The plan is to launch two unmanned missions in December 2020 and July 2021, before the final mission in December 2021 to send three Indians into space. Isro’s heaviest launch vehicle, GSLV Mk-III, will take the astronauts to a low earth orbit in 16 minutes. The astronauts will then stay in the orbit for a maximum of seven days.
The Indian space agency plans to initially set up one module of the space station that will be approximately double the size of Gaganyaan. “The construction of a space station is essentially modular, and can be extended in the future. After successfully demonstrating the space station, India will be open to international partners,” the Isro scientist quoted above said.
The first component of the ISS was launched into orbit in 1998 and first long-term residents arrived at the facility in November 2000.

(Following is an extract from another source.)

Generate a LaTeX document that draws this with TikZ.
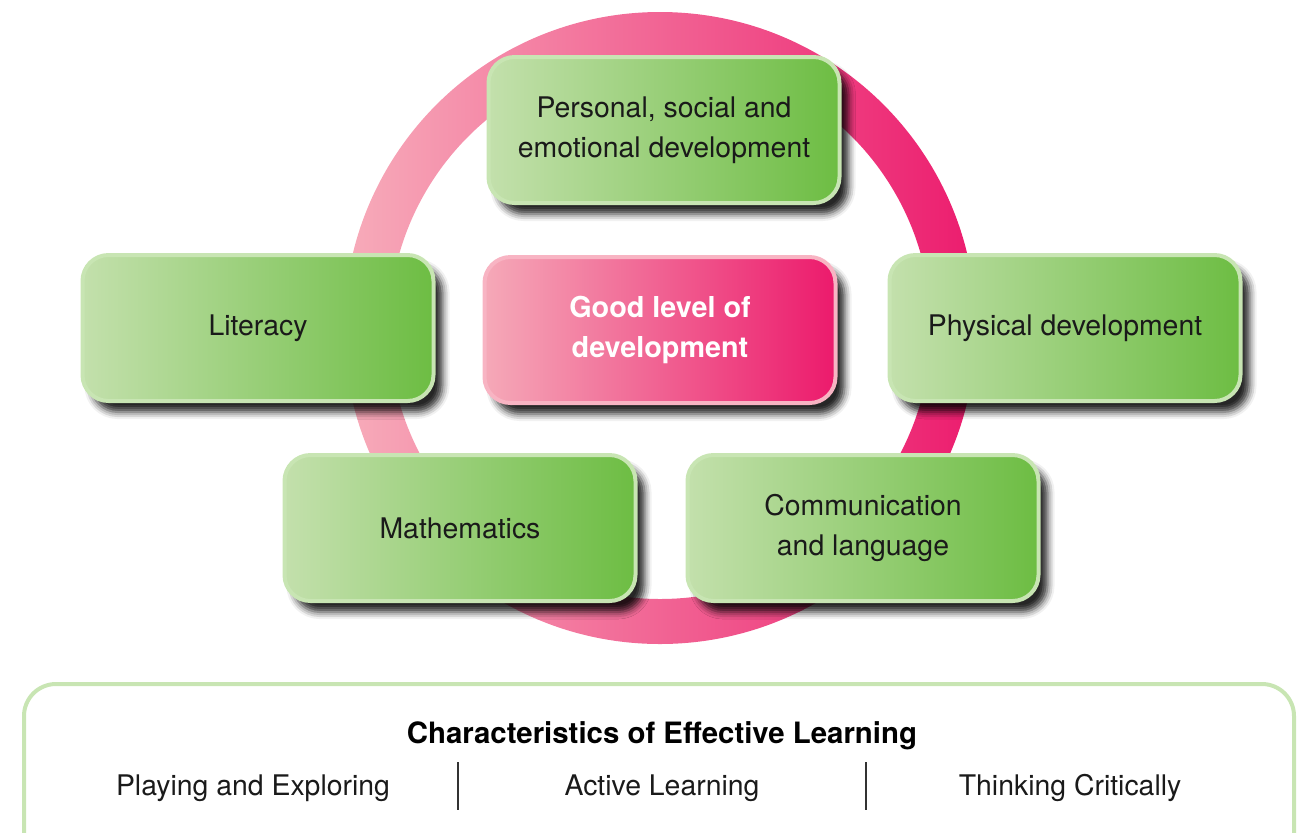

The selection of crew members for the first Indian manned mission to space, scheduled for December 2021, is currently in progress under a committee headed by the Isro chief. The Gaganyaan has a crew capacity of three people. “For the first few manned missions, crew members would be selected from among the Indian Air Force’s test pilots, after which it will be open to civilians. The selection procedure for the current lot is mainly looking at the psychological aspects,” said the scientist.
Once selected, the first batch of four to six people will be trained for up to two years, initially in India for basic and module training, followed by advanced training at a foreign location. India is currently in talks with the US, Russia, and the European space programmes for the second leg of the training.
The solar mission Aditya L1 will be placed in an orbit around the sun at the Lagrangian point 1 (L1), 1.5 million kilometres from Earth. L1 is a point between the sun and earth where the gravitational force felt by the satellite will be equal to the centrifugal force and will help study the sun continuously without any eclipses.
“The mission is already at a very advanced stage and the satellite will be sent to the L1 point between earth and sun, where it will continuously face the sun and study the corona. The seven payloads on board will study the radiations emitted from the sun. It will also study the long-term impact on climate change for 10 years, or almost one solar cycle,” said Dipankar Banerjee, professor at the Indian Institute of Astrophysics and a collaborator on the mission.
The Venus mission will have 12 Indian and international science payloads, including a thermal camera, mass spectrometer and a cloud-monitoring camera. The satellite will focus on studying the surface and sub-surface of the planet, atmospheric chemistry, and the interactions with the sun’s radiation or solar winds.